Your task: In the records below, find each line with the word "this" and copy it.

Raw records:
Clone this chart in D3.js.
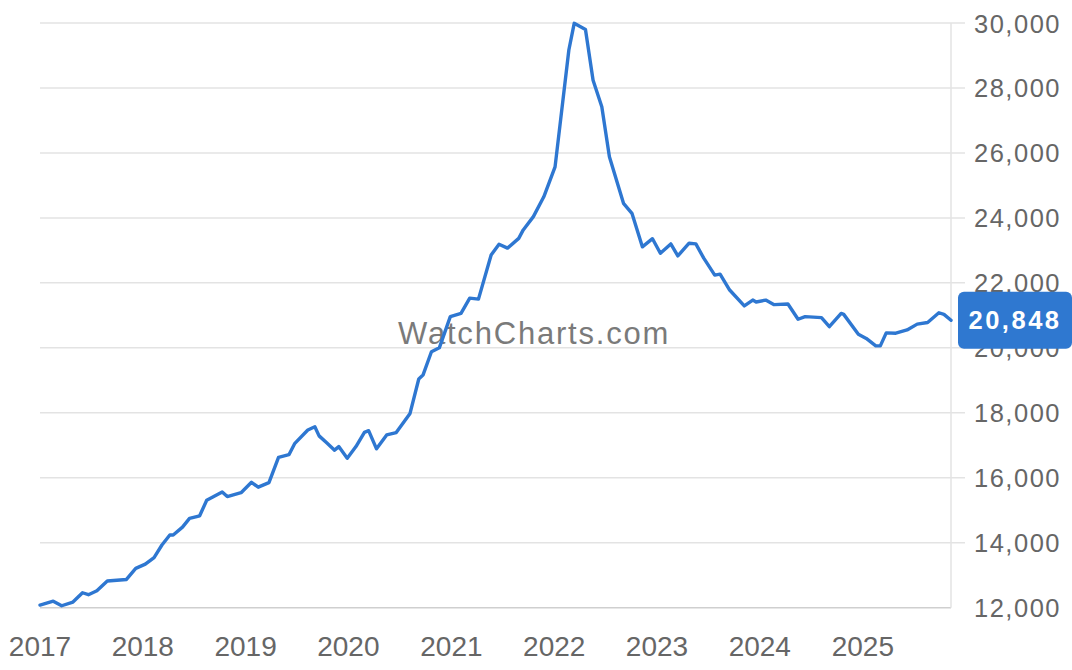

==

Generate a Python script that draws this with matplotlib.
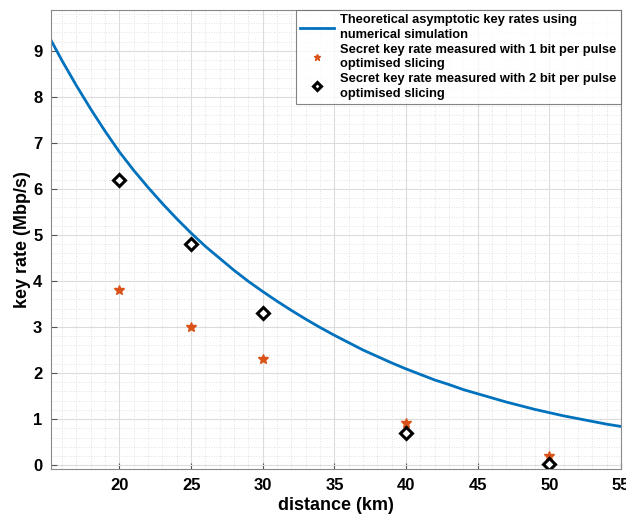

---

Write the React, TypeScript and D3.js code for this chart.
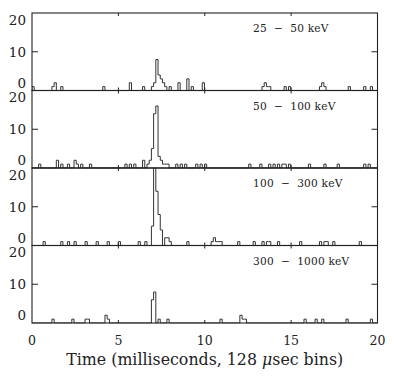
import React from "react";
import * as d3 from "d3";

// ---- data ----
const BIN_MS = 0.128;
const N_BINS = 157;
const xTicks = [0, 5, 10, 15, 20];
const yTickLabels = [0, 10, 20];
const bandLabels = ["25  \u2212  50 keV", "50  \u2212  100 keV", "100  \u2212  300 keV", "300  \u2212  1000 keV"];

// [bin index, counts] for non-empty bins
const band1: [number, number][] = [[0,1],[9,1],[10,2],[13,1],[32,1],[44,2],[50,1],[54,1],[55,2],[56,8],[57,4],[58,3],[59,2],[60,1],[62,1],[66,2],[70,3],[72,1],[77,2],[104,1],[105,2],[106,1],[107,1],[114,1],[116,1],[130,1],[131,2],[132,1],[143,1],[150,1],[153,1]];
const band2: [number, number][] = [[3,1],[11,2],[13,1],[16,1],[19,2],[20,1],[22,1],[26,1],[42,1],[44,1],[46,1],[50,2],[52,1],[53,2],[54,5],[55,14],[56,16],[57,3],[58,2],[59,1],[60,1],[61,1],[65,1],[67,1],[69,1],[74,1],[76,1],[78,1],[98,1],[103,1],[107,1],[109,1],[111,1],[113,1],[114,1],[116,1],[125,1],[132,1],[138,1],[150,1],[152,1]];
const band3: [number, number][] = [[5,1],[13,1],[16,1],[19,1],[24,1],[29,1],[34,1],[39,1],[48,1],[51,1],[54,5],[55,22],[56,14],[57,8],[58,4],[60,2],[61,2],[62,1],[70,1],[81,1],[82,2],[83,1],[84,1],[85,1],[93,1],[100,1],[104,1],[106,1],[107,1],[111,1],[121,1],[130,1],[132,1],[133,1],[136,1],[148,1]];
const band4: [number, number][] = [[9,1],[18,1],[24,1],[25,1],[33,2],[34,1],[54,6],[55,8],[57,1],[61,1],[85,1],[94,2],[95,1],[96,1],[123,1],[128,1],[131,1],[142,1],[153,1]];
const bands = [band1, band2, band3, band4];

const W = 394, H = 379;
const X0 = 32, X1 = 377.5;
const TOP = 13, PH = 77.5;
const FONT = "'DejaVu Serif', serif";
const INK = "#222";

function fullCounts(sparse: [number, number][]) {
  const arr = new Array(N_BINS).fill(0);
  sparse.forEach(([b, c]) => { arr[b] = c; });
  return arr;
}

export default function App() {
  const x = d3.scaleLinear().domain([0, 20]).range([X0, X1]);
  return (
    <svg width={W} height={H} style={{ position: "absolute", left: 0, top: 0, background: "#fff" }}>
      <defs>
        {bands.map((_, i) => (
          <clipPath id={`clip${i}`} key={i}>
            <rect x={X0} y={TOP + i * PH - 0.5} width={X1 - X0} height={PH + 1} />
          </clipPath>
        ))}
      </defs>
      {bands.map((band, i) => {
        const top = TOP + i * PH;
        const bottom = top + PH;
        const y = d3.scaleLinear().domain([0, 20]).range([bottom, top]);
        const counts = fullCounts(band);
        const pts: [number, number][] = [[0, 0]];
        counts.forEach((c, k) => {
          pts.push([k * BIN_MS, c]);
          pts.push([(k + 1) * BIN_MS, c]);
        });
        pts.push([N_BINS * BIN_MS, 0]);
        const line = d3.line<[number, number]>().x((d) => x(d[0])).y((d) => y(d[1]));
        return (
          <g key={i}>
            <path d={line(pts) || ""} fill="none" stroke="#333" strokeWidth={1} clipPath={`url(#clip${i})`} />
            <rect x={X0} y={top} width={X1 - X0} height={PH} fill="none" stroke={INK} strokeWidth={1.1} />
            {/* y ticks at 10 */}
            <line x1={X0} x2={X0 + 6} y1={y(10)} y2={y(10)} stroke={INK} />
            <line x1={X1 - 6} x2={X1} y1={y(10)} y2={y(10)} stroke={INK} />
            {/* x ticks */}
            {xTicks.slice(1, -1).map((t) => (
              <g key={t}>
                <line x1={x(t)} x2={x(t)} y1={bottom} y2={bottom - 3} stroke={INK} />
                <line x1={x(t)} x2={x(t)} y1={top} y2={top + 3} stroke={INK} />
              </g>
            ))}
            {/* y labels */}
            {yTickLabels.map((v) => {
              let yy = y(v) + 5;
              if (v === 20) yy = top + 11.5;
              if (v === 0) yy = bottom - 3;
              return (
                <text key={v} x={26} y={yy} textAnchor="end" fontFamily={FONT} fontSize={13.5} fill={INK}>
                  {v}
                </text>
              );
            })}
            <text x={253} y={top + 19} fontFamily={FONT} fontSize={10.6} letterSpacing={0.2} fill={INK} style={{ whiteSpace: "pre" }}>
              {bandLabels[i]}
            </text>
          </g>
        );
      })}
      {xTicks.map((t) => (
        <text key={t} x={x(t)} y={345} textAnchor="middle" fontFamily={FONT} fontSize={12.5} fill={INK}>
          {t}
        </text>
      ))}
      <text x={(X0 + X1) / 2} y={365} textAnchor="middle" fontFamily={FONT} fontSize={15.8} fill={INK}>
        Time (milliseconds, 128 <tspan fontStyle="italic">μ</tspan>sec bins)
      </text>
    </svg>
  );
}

Response:
Clone this chart in D3.js.
Generate a Python script that draws this with matplotlib.
Write the React, TypeScript and D3.js code for this chart.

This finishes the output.